** begin **

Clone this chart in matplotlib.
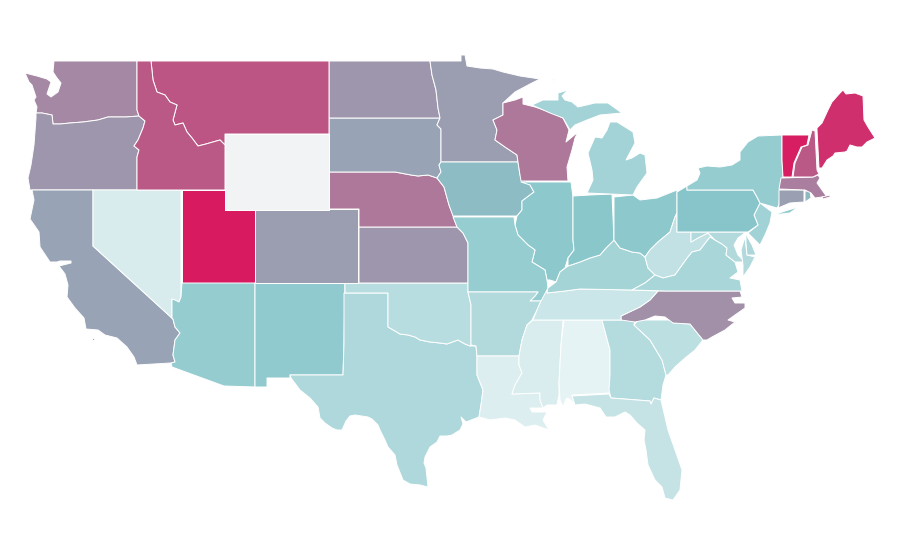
import numpy as np
import matplotlib
matplotlib.use("Agg")
import matplotlib.pyplot as plt
from matplotlib.collections import PolyCollection
from matplotlib.colors import LinearSegmentedColormap, Normalize

# state values, 0-100 index (Wyoming has no data)
states = ["WA", "OR", "CA", "NV", "UT", "AZ", "NM", "TX", "OK", "KS", "CO", "NE", "SD", "ND", "MT", "ID",
          "MN", "IA", "WI", "IL", "MO", "AR", "LA", "MS", "AL", "GA", "FL", "SC", "NC", "TN", "KY", "IN",
          "OH", "WV", "VA", "MD", "DE", "NJ", "PA", "NY", "CT", "RI", "MA", "NH", "VT", "ME", "MI", "WY"]
values = [68, 64, 60, 12, 100, 44, 46, 32, 27, 64, 62, 73, 60, 64, 83, 82,
          62, 53, 73, 48, 43, 30, 10, 11, 5, 29, 21, 25, 66, 18, 36, 49,
          48, 23, 34, 30, 33, 38, 50, 44, 61, 54, 71, 82, 99, 94, 37, np.nan]

shapes = {
    "WA": [[(25, 73), (37, 76), (47, 79), (51, 82), (49, 88), (47, 94), (51, 97), (58, 92), (61, 83), (57, 78),
            (53, 72), (54, 61), (137, 61), (137, 110), (139, 116), (126, 117), (108, 117), (98, 120), (83, 122),
            (70, 123), (60, 124), (53, 124), (52, 115), (42, 113), (36, 113), (37, 107), (34, 100), (36, 97), (32, 85),
            (29, 82)]],
    "OR": [[(36, 113), (42, 113), (52, 115), (53, 124), (60, 124), (70, 123), (83, 122), (98, 120), (108, 117),
            (126, 117), (139, 116), (145, 121), (143, 128), (138, 140), (134, 146), (139, 150), (137, 157),
            (137, 190), (30, 190), (28, 178), (31, 165), (34, 145), (36, 118)]],
    "CA": [[(32, 190), (93, 190), (93, 246), (173, 319), (175, 327), (180, 333), (175, 340), (173, 355), (175, 362),
            (171, 363), (137, 365), (134, 357), (127, 347), (117, 338), (105, 335), (98, 330), (86, 329), (84, 318),
            (75, 308), (67, 297), (68, 285), (65, 274), (59, 266), (71, 263), (71, 261), (60, 261), (57, 262), (50, 262),
            (40, 247), (39, 232), (30, 219), (34, 200)],
           [(92, 338), (94, 338), (94, 340), (92, 340)]],
    "NV": [[(93, 190), (181, 190), (181, 297), (179, 302), (175, 300), (172, 299), (172, 318), (173, 319), (93, 246)]],
    "UT": [[(182, 190), (225, 190), (225, 210), (255, 210), (255, 283), (182, 283)]],
    "AZ": [[(182, 283), (255, 283), (255, 387), (224, 386), (172, 367), (171, 363), (175, 362), (173, 355), (175, 340),
            (180, 333), (175, 327), (173, 319), (172, 318), (172, 299), (175, 300), (179, 302), (181, 297)]],
    "NM": [[(255, 283), (345, 283), (344, 343), (343, 375), (290, 375), (290, 378), (267, 378), (267, 387), (255, 387)]],
    "TX": [[(344, 293), (388, 293), (388, 327), (395, 331), (400, 334), (408, 335), (415, 337), (420, 340), (430, 342),
            (440, 343), (447, 344), (458, 340), (465, 344), (470, 346), (476, 346), (477, 356), (477, 375), (483, 390),
            (481, 405), (479, 417), (466, 422), (461, 417), (463, 424), (460, 430), (452, 435), (447, 436), (440, 436),
            (437, 442), (430, 447), (425, 457), (424, 463), (426, 468), (428, 487), (420, 485), (410, 484), (403, 480),
            (399, 470), (397, 465), (395, 455), (388, 447), (385, 440), (380, 430), (378, 425), (372, 419), (368, 417),
            (355, 415), (350, 416), (346, 421), (342, 430), (337, 430), (332, 428), (325, 423), (320, 418), (318, 407),
            (310, 398), (300, 390), (291, 378), (290, 375), (343, 375), (344, 343)]],
    "OK": [[(345, 283), (468, 283), (468, 292), (471, 305), (471, 345), (470, 346), (465, 344), (458, 340), (447, 344),
            (440, 343), (430, 342), (420, 340), (415, 337), (408, 335), (400, 334), (395, 331), (388, 327), (388, 293),
            (345, 293)]],
    "KS": [[(359, 227), (457, 227), (463, 233), (468, 243), (468, 283), (359, 283)]],
    "CO": [[(255, 209), (358, 209), (358, 283), (255, 283)]],
    "NE": [[(329, 172), (395, 172), (411, 175), (418, 176), (428, 175), (437, 178), (444, 187), (449, 205), (453, 215),
            (457, 227), (359, 227), (359, 209), (329, 209)]],
    "SD": [[(329, 118), (440, 118), (437, 125), (441, 129), (441, 162), (439, 165), (441, 172), (437, 178), (428, 175),
            (418, 176), (411, 175), (395, 172), (329, 172)]],
    "ND": [[(329, 61), (430, 61), (432, 75), (436, 90), (438, 108), (440, 118), (329, 118)]],
    "MT": [[(151, 61), (329, 61), (329, 134), (225, 134), (225, 145), (220, 140), (206, 144), (198, 146), (192, 138),
            (187, 132), (183, 123), (175, 125), (173, 120), (177, 105), (170, 102), (165, 95), (157, 92), (153, 80)]],
    "ID": [[(137, 61), (151, 61), (153, 80), (157, 92), (165, 95), (170, 102), (177, 105), (173, 120), (175, 125),
            (183, 123), (187, 132), (192, 138), (198, 146), (206, 144), (220, 140), (225, 145), (225, 190), (137, 190),
            (137, 157), (139, 150), (134, 146), (138, 140), (143, 128), (145, 121), (139, 116), (137, 110)]],
    "MN": [[(430, 61), (461, 61), (461, 55), (465, 55), (467, 66), (480, 68), (493, 69), (503, 72), (520, 76), (540, 79),
            (530, 84), (515, 92), (503, 103), (503, 115), (493, 120), (497, 130), (495, 140), (505, 147), (517, 155),
            (518, 162), (441, 162), (441, 129), (437, 125), (440, 118), (438, 108), (436, 90), (432, 75)]],
    "IA": [[(441, 162), (518, 162), (520, 175), (530, 185), (534, 192), (522, 201), (522, 210), (517, 216), (453, 216),
            (449, 205), (444, 187), (437, 178), (441, 172), (439, 165)]],
    "WI": [[(503, 103), (515, 100), (523, 97), (523, 104), (535, 107), (553, 113), (563, 118), (569, 130), (566, 142),
            (578, 132), (575, 138), (572, 150), (567, 167), (568, 181), (521, 181), (520, 175), (518, 162), (517, 155),
            (505, 147), (495, 140), (497, 130), (493, 120), (503, 115)]],
    "IL": [[(521, 182), (571, 182), (573, 197), (573, 240), (574, 250), (568, 258), (565, 268), (560, 272), (556, 282),
            (550, 280), (547, 280), (545, 270), (532, 262), (535, 250), (528, 245), (518, 235), (515, 225), (517, 216),
            (522, 210), (522, 201), (534, 192), (530, 185)]],
    "MO": [[(453, 217), (514, 217), (515, 225), (518, 235), (528, 245), (535, 250), (532, 262), (545, 270), (547, 280),
            (548, 288), (543, 301), (530, 301), (535, 296), (538, 292), (468, 292), (468, 243), (463, 233), (457, 227)]],
    "AR": [[(468, 292), (538, 292), (535, 296), (530, 301), (541, 301), (537, 310), (532, 320), (527, 325), (522, 340),
            (519, 356), (477, 356), (476, 346), (471, 345), (471, 305)]],
    "LA": [[(477, 356), (519, 356), (519, 365), (522, 373), (515, 385), (512, 394), (540, 393), (540, 400), (543, 408),
            (530, 408), (532, 412), (537, 412), (547, 412), (543, 420), (549, 430), (535, 425), (525, 427), (515, 420),
            (505, 418), (490, 420), (479, 417), (481, 405), (483, 390), (477, 375)]],
    "MS": [[(533, 320), (563, 320), (561, 345), (559, 383), (559, 395), (557, 405), (547, 405), (543, 408), (540, 400),
            (540, 393), (512, 394), (515, 385), (522, 373), (519, 365), (519, 356), (522, 340), (527, 325)]],
    "AL": [[(564, 320), (602, 320), (610, 350), (610, 375), (610, 393), (572, 395), (574, 403), (568, 398), (566, 399),
            (563, 407), (560, 400), (559, 383), (561, 345)]],
    "GA": [[(602, 320), (635, 320), (634, 325), (650, 340), (662, 360), (666, 375), (663, 385), (661, 400), (654, 398),
            (651, 404), (650, 401), (611, 398), (609, 390), (610, 375), (610, 350)]],
    "FL": [[(572, 396), (609, 394), (611, 398), (650, 401), (651, 404), (654, 398), (661, 400), (668, 430), (675, 450),
            (682, 470), (680, 490), (673, 500), (665, 498), (662, 487), (655, 480), (648, 465), (646, 450), (644, 440),
            (645, 430), (637, 423), (630, 415), (625, 412), (615, 417), (606, 417), (600, 408), (585, 404), (575, 405)]],
    "SC": [[(638, 320), (672, 320), (673, 323), (690, 324), (703, 340), (695, 350), (685, 358), (675, 367), (668, 375),
            (666, 375), (662, 360), (650, 340), (634, 325)]],
    "NC": [[(621, 320), (621, 316), (640, 307), (650, 300), (658, 291), (666, 291), (740, 291), (742, 297), (732, 298),
            (735, 303), (745, 303), (745, 308), (735, 315), (728, 320), (735, 322), (725, 330), (712, 337), (707, 340),
            (703, 340), (690, 324), (673, 323), (665, 317), (655, 316), (645, 320), (635, 322)]],
    "TN": [[(547, 293), (565, 291), (580, 289), (632, 290), (658, 291), (650, 300), (640, 307), (621, 316), (621, 320),
            (602, 320), (533, 320), (537, 310), (541, 301), (548, 288)]],
    "KY": [[(548, 288), (556, 282), (560, 272), (568, 266), (580, 262), (590, 258), (600, 255), (606, 248), (614, 240),
            (620, 248), (632, 252), (640, 253), (645, 257), (648, 268), (655, 275), (645, 283), (632, 290), (580, 289),
            (565, 291), (547, 293)]],
    "IN": [[(573, 196), (590, 195), (612, 194), (614, 240), (606, 248), (600, 255), (590, 258), (580, 262), (568, 266),
            (568, 258), (574, 250), (573, 240)]],
    "OH": [[(614, 197), (633, 195), (640, 200), (657, 198), (677, 190), (677, 213), (675, 217), (670, 232), (658, 242),
            (650, 250), (645, 257), (640, 253), (632, 252), (620, 248), (614, 240)]],
    "WV": [[(645, 257), (650, 250), (658, 242), (670, 232), (675, 217), (677, 213), (677, 232), (691, 232), (691, 242),
            (698, 238), (708, 233), (715, 240), (710, 237), (700, 250), (692, 252), (688, 257), (680, 268), (675, 275),
            (663, 278), (655, 275), (648, 268)]],
    "VA": [[(632, 290), (645, 283), (655, 275), (663, 278), (675, 275), (680, 268), (688, 257), (692, 252), (700, 250),
            (710, 237), (715, 240), (722, 244), (727, 248), (726, 255), (735, 262), (738, 272), (730, 278), (740, 280),
            (742, 291), (666, 291)]],
    "MD": [[(691, 232), (746, 232), (738, 238), (734, 245), (738, 255), (745, 262), (735, 262), (726, 255), (727, 248),
            (722, 244), (715, 240), (708, 233), (698, 238), (691, 242)],
           [(745, 237), (747, 255), (755, 257), (750, 267), (743, 277), (743, 265), (741, 250)]],
    "DE": [[(746, 232), (748, 238), (752, 245), (756, 255), (747, 255), (746, 243)]],
    "NJ": [[(760, 203), (772, 212), (770, 223), (765, 235), (760, 245), (752, 237), (748, 233), (758, 225), (754, 215),
            (758, 207)]],
    "PA": [[(677, 192), (687, 186), (687, 190), (753, 190), (757, 197), (760, 203), (754, 215), (758, 225), (748, 232),
            (677, 232)]],
    "NY": [[(687, 186), (697, 180), (700, 173), (698, 168), (707, 166), (720, 167), (732, 165), (740, 160), (740, 152),
            (748, 142), (758, 136), (782, 135), (782, 160), (783, 177), (780, 190), (779, 205), (777, 208), (760, 203),
            (757, 197), (753, 190), (687, 190)],
           [(773, 215), (785, 211), (798, 207), (790, 213)]],
    "CT": [[(779, 190), (804, 190), (804, 202), (790, 203), (778, 208), (779, 205)]],
    "RI": [[(805, 191), (810, 191), (811, 198), (805, 202)]],
    "MA": [[(781, 178), (813, 177), (818, 175), (820, 178), (817, 183), (822, 190), (827, 197), (822, 197), (815, 198),
            (811, 193), (805, 190), (779, 189)],
           [(822, 197), (830, 195), (830, 197), (823, 199)]],
    "NH": [[(812, 130), (815, 131), (817, 170), (819, 174), (813, 177), (793, 177), (795, 163), (802, 147), (808, 145)]],
    "VT": [[(782, 135), (809, 135), (807, 145), (801, 147), (794, 163), (792, 177), (783, 177), (782, 160)]],
    "ME": [[(817, 128), (822, 123), (828, 110), (832, 102), (840, 93), (843, 90), (846, 94), (855, 93), (863, 96),
            (864, 120), (868, 127), (875, 138), (867, 142), (862, 147), (857, 147), (850, 145), (847, 151), (845, 152),
            (835, 153), (833, 156), (827, 160), (822, 168), (819, 168), (817, 130)]],
    "MI": [[(587, 193), (633, 195), (637, 187), (647, 173), (645, 155), (640, 153), (632, 158), (626, 160), (635, 143),
            (633, 132), (617, 122), (610, 122), (607, 130), (602, 138), (595, 137), (588, 153), (592, 170), (593, 180)],
           [(532, 105), (543, 100), (558, 100), (558, 93), (568, 90), (562, 96), (565, 100), (572, 102), (578, 107),
            (595, 103), (608, 103), (615, 108), (622, 113), (600, 115), (587, 120), (575, 125), (570, 130), (563, 118),
            (550, 113)],
           [(550, 81), (555, 78), (554, 80)]],
    "WY": [[(225, 134), (329, 134), (329, 210), (225, 210)]],
}

cmap = LinearSegmentedColormap.from_list("heat", ["#f0f8f9", "#88c6ca", "#d81b60"])
cmap.set_bad("#f2f3f5")

polys = []
poly_values = []
for name, val in zip(states, values):
    for part in shapes[name]:
        polys.append(part)
        poly_values.append(val)

fig = plt.figure(figsize=(9, 5.6), dpi=100)
ax = fig.add_axes([0, 0, 1, 1])

coll = PolyCollection(polys, array=np.array(poly_values, dtype=float), cmap=cmap, norm=Normalize(0, 100),
                      edgecolors="white", linewidths=0.7)
ax.add_collection(coll)

ax.set_xlim(0, 900)
ax.set_ylim(560, 0)
ax.axis("off")

fig.savefig("out.png", dpi=100)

** end **

Emit the lines of the material exactly, from its first line to the line containing "94, 37, np.nan]", inclusive; leave every picture out.

» **Task answer**
Clone this chart in matplotlib.
import numpy as np
import matplotlib
matplotlib.use("Agg")
import matplotlib.pyplot as plt
from matplotlib.collections import PolyCollection
from matplotlib.colors import LinearSegmentedColormap, Normalize

# state values, 0-100 index (Wyoming has no data)
states = ["WA", "OR", "CA", "NV", "UT", "AZ", "NM", "TX", "OK", "KS", "CO", "NE", "SD", "ND", "MT", "ID",
          "MN", "IA", "WI", "IL", "MO", "AR", "LA", "MS", "AL", "GA", "FL", "SC", "NC", "TN", "KY", "IN",
          "OH", "WV", "VA", "MD", "DE", "NJ", "PA", "NY", "CT", "RI", "MA", "NH", "VT", "ME", "MI", "WY"]
values = [68, 64, 60, 12, 100, 44, 46, 32, 27, 64, 62, 73, 60, 64, 83, 82,
          62, 53, 73, 48, 43, 30, 10, 11, 5, 29, 21, 25, 66, 18, 36, 49,
          48, 23, 34, 30, 33, 38, 50, 44, 61, 54, 71, 82, 99, 94, 37, np.nan]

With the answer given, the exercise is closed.